Trabajaba -no sé si todavía lo hace- en una fábrica de cartonajes de Vilafranca, "Meto cajas en la máquina". "No quiero hacerme falsas ilusiones. Te crees un genio y estás currando en una fábrica. Los sueños son una cosa y las aspiraciones otra. En realidad, quería que se editara uno de mis libros para poder seguir publicando. Pero, claro, tal como está funcionando empiezo a plantearme que quizá..." (El País, hace un año).

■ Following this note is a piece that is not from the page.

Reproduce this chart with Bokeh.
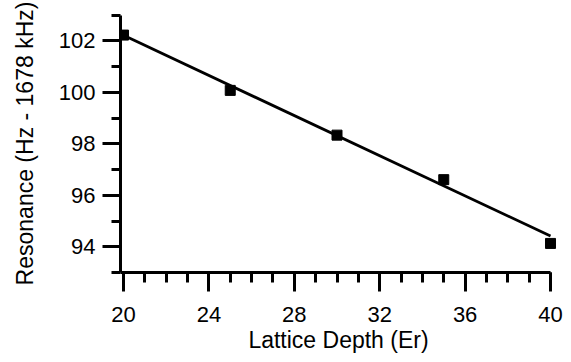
from bokeh.plotting import figure
from bokeh.models import Range1d, SingleIntervalTicker
from bokeh.embed import file_html
from bokeh.resources import INLINE

# data
depth = [20, 25, 30, 35, 40]
resonance = [102.23, 100.08, 98.34, 96.61, 94.13]
fit_x = [20, 40]
fit_y = [102.22, 94.42]

FONT = "Liberation Sans"

p = figure(output_backend="svg", toolbar_location=None,
           frame_width=436, frame_height=258,
           min_border_left=120, min_border_top=14, min_border_right=7, min_border_bottom=80,
           x_range=Range1d(19.86, 40.28), y_range=Range1d(93.0, 103.03))
p.outline_line_color = None
p.xgrid.grid_line_color = None
p.ygrid.grid_line_color = None
p.background_fill_color = "white"
p.border_fill_color = "white"

p.line(fit_x, fit_y, line_color="black", line_width=2.8)
p.scatter(depth, resonance, marker="square", size=10, fill_color="black", line_color="black")

xa = p.xaxis[0]
xa.ticker = SingleIntervalTicker(interval=4, num_minor_ticks=4)
xa.bounds = (19.86, 40.0)
xa.axis_label = "Lattice Depth (Er)"

ya = p.yaxis[0]
ya.ticker = SingleIntervalTicker(interval=2, num_minor_ticks=2)
ya.bounds = (92.99, 103.01)
ya.axis_label = "Resonance (Hz - 1678 kHz)"

for ax in (xa, ya):
    ax.axis_line_width = 3
    ax.axis_line_color = "black"
    ax.major_tick_line_width = 3
    ax.minor_tick_line_width = 3
    ax.major_tick_line_color = "black"
    ax.minor_tick_line_color = "black"
    ax.major_tick_in = 0
    ax.minor_tick_in = 0
    ax.major_label_text_font = FONT
    ax.major_label_text_font_size = "22px"
    ax.major_label_text_color = "black"
    ax.axis_label_text_font = FONT
    ax.axis_label_text_font_size = "23px"
    ax.axis_label_text_font_style = "normal"
    ax.axis_label_text_color = "black"

xa.major_tick_out = 19
xa.minor_tick_out = 10
xa.major_label_standoff = 15
xa.axis_label_standoff = 2
ya.major_tick_out = 18
ya.minor_tick_out = 9
ya.major_label_standoff = 7
ya.axis_label_standoff = 18

open("out.html", "w").write(file_html(p, INLINE))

No he leído Fin, así que no puedo comentarles. Me seduce obviamente cualquiera que tiene la osadía de ponerse a escribir a la vuelta de su jornada de trabajo, cuando otros -cuando no habia niña- sólo teníamos la aspiración de poner la tele. Me recuerda otros casos, como Magnus Mills, que se hizo escritor famoso cuando conducía un bus por Londres. O como Gesualdo Bufalino, que publicó su primer libro, la maravillosa Perorata del apestado pasados los sesenta. En fin, que la esperanza es lo único que no puede perderse.
Por eso les he hablado de David Monteagudo, y no de Marcos Montes. Monteagudo tiene tesón, perseverancia, fe y seguro que hasta talento. Marcos Montes es una novelita de principiante (la escribió antes de Fin), empieza más o menos bien pero se va perdiendo por el camino para apagarse en un final -se lo podría contar y ya les chafo la novela- ingenuo y simple. Como un bizcocho que no ha subido, igual tenía ricos ingredientes, pero se ha quedado en una masa que, falta del calor necesario, se deja comer sin entusiasmo para resultar algo indigesta al final.